Anybody who has ever traveled has likely seen the price paid by places that we humans love to death, or at least to grave detriment, often fragile places to begin with, like Venice, Waikiki, Florida, Phuket and on and on and on. I’ve been lucky enough to travel a lot in my life, but as I edited this issue of Source, dedicated to sustainable tourism, I’ve been wondering if I should start staying home.

Lucky for me, my new home is Maine, Vacationland, and it’s summertime and the living’s easy. In the past couple of months, I have climbed a mountain with a view so endless I had to be dragged down, observed an ungainly baby osprey dine, walked an old canal and longed to time travel, eaten too much frozen custard (professional obligation), seen a lighthouse, and another one, thrilled as a bald eagle flew directly overhead, chilled to the rhythmic sounds of crashing waves, biked a causeway to an island, eaten fantastically good local food, and missed – but heard tell – of the endangered Atlantic sturgeon leaping out of the Kennebec River. (Maybe next year.) All this within 40 miles of my Portland apartment.

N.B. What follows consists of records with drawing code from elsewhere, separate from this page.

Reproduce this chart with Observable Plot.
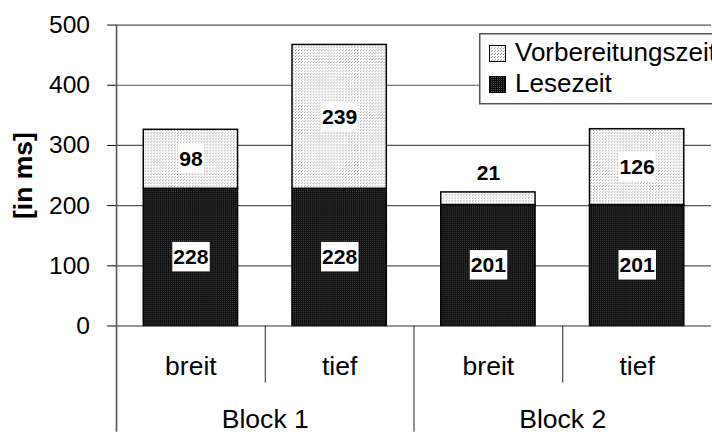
<!DOCTYPE html>
<html>
<head>
<meta charset="utf-8">
<script src="https://cdn.jsdelivr.net/npm/d3@7"></script>
<script src="https://cdn.jsdelivr.net/npm/@observablehq/plot@0.6"></script>
<style>
html, body { margin: 0; padding: 0; background: #fff; overflow: hidden; }
#wrap { position: relative; width: 712px; height: 439px; overflow: hidden; font-family: "Liberation Sans", Arial, sans-serif; }
#wrap > svg.chart { position: absolute; left: 0; top: 0; }
#wrap > svg.legend { position: absolute; left: 479px; top: 33px; }
</style>
</head>
<body>
<div id="wrap"></div>
<script>
// ---- data ----
const blocks = ["Block 1", "Block 2"];
const blockOf = ["Block 1", "Block 1", "Block 2", "Block 2"];
const subs = ["breit", "tief", "breit", "tief"];
const lesezeit = [228, 228, 201, 201];
const vorbereitung = [98, 239, 21, 126];
const series = ["Vorbereitungszeit", "Lesezeit"];
const seriesFill = {"Vorbereitungszeit": "url(#patLight)", "Lesezeit": "url(#patDark)"};
const yLabel = "[in ms]";

const rows = subs.map((s, i) => ({i, block: blockOf[i], sub: s, L: lesezeit[i], V: vorbereitung[i]}));
const blockRows = blocks.map(b => ({block: b, c: d3.mean(rows.filter(r => r.block === b), r => r.i) + 0.5}));
const innerSeps = rows.filter((r, i) => i > 0 && blockOf[i - 1] === r.block).map(r => r.i);
const blockSeps = rows.filter((r, i) => i > 0 && blockOf[i - 1] !== r.block).map(r => r.i);

const pad = 0.183;
const font = "Liberation Sans, Arial, sans-serif";

const chart = Plot.plot({
  width: 724, height: 439,
  marginLeft: 118, marginRight: 1, marginTop: 25, marginBottom: 108,
  x: {domain: [0, subs.length], axis: null},
  y: {domain: [0, 500], ticks: 5, tickSize: 9, tickPadding: 18, label: null},
  style: {fontFamily: font, fontSize: "25px", color: "#000", background: "transparent", overflow: "visible"},
  marks: [
    Plot.ruleY([100, 200, 300, 400, 500], {stroke: "#555", strokeWidth: 1.2}),
    Plot.rectY(rows, {x1: d => d.i + pad, x2: d => d.i + 1 - pad, y1: 0, y2: "L",
      fill: seriesFill["Lesezeit"], stroke: "#000", strokeWidth: 1.5}),
    Plot.rectY(rows, {x1: d => d.i + pad, x2: d => d.i + 1 - pad, y1: "L", y2: d => d.L + d.V,
      fill: seriesFill["Vorbereitungszeit"], stroke: "#000", strokeWidth: 1.5}),
    Plot.ruleY([0], {stroke: "#333", strokeWidth: 1.2}),
    Plot.ruleX([0], {stroke: "#555", strokeWidth: 1.6, insetBottom: -108}),
    Plot.ruleX(innerSeps, {y1: 0, y2: 0, insetBottom: -58, stroke: "#222", strokeWidth: 1}),
    Plot.ruleX(blockSeps, {y1: 0, y2: 0, insetBottom: -108, stroke: "#222", strokeWidth: 1}),
    Plot.text(rows, {x: d => d.i + 0.5, y: d => d.L / 2, text: d => String(d.L),
      fontWeight: "bold", fontSize: 21.5}),
    Plot.text(rows.filter(d => d.V >= 40), {x: d => d.i + 0.5, y: d => d.L + d.V / 2, text: d => String(d.V),
      fontWeight: "bold", fontSize: 21.5}),
    Plot.text(rows.filter(d => d.V < 40), {x: d => d.i + 0.5, y: d => d.L + d.V, dy: -19, text: d => String(d.V),
      fontWeight: "bold", fontSize: 21.5}),
    Plot.text(rows, {x: d => d.i + 0.5, text: "sub", frameAnchor: "bottom", textAnchor: "middle", lineAnchor: "bottom", dy: 50, fontSize: 27}),
    Plot.text(blockRows, {x: "c", text: "block", frameAnchor: "bottom", textAnchor: "middle", lineAnchor: "bottom", dy: 104, fontSize: 27}),
    Plot.text([yLabel], {text: d => d, frameAnchor: "left", textAnchor: "middle", lineAnchor: "middle", dx: -95, rotate: -90, fontWeight: 700, fontSize: 27})
  ]
});
chart.classList.add("chart");

const ns = "http://www.w3.org/2000/svg";
const defs = document.createElementNS(ns, "defs");
defs.innerHTML =
  '<pattern id="patDark" width="2" height="2" patternUnits="userSpaceOnUse">' +
  '<rect width="2" height="2" fill="#0b0b0b"/><rect width="1" height="1" fill="#4c4c4c"/></pattern>' +
  '<pattern id="patLight" width="3" height="3" patternUnits="userSpaceOnUse">' +
  '<rect width="3" height="3" fill="#ffffff"/><rect width="1" height="1" fill="#9a9a9a"/><rect x="1" y="2" width="1" height="1" fill="#b8b8b8"/></pattern>';
chart.insertBefore(defs, chart.firstChild);

const wrap = document.getElementById("wrap");
wrap.appendChild(chart);

// white boxes behind the value labels
chart.querySelectorAll('g[font-weight="bold"] text').forEach(t => {
  const bb = t.getBBox();
  const r = document.createElementNS(ns, "rect");
  const h = 30, w = bb.width + 2;
  r.setAttribute("x", bb.x + bb.width / 2 - w / 2);
  r.setAttribute("y", bb.y + bb.height / 2 - h / 2);
  r.setAttribute("width", w);
  r.setAttribute("height", h);
  r.setAttribute("fill", "#fff");
  const tr = t.getAttribute("transform");
  if (tr) r.setAttribute("transform", tr);
  t.parentNode.insertBefore(r, t);
});

// legend
const leg = document.createElementNS(ns, "svg");
leg.setAttribute("class", "legend");
leg.setAttribute("width", 260);
leg.setAttribute("height", 73);
let lh = '<rect x="0.75" y="0.75" width="300" height="70" fill="#fff" stroke="#555" stroke-width="1.5"/>';
series.forEach((s, k) => {
  const yy = 12 + k * 31;
  lh += `<rect x="10.5" y="${yy + 0.5}" width="16" height="16" fill="${seriesFill[s]}" stroke="#000" stroke-width="1"/>`;
  lh += `<text x="36" y="${yy + 16}" font-family="${font}" font-size="26" fill="#000">${s}</text>`;
});
leg.innerHTML = lh;
wrap.appendChild(leg);
</script>
</body>
</html>
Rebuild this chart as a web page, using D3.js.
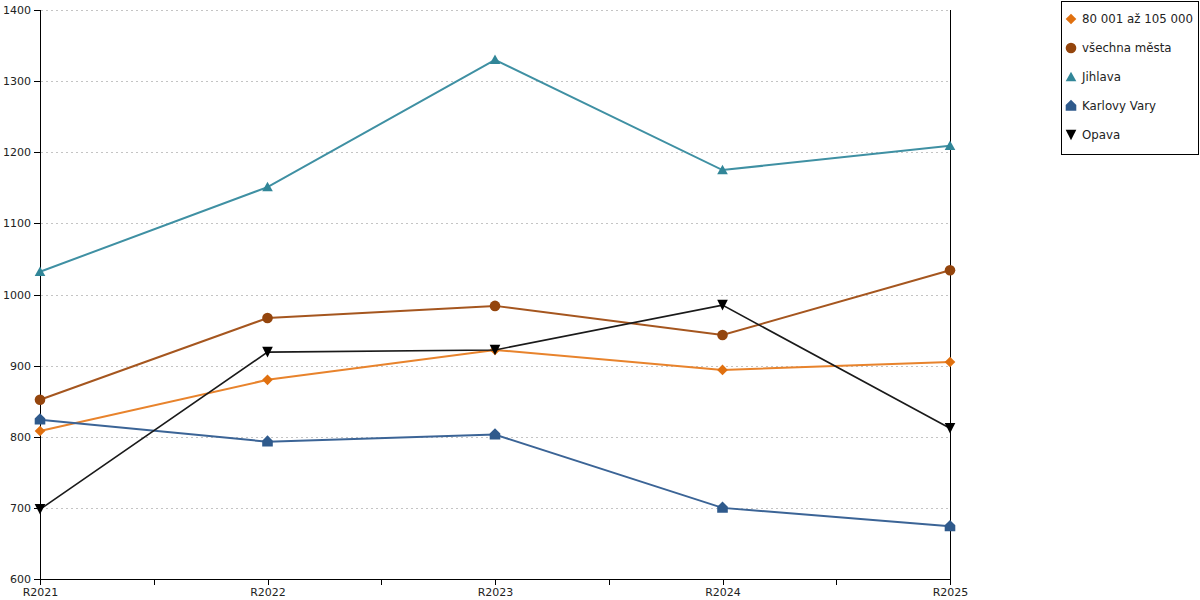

Should I – should you – need help thinking up more reasonably green things to do, we could search out a Single Gas Tank Trip on www.Maine.gov for a “gas-saving adventure close to any town in Maine.” Type in your location, and wait for ideas. “The good news is you live in Maine,” said Gary Best, assistant regional manager in Maine’s Department of Agriculture, Conservation and Forestry, “and there are some amazing places that are very close to you.”

So I hope I don’t sound like a sanctimonious killjoy if I suggest we all consider a staycation, not because times are tight, but because the Earth may need a break even more than we do.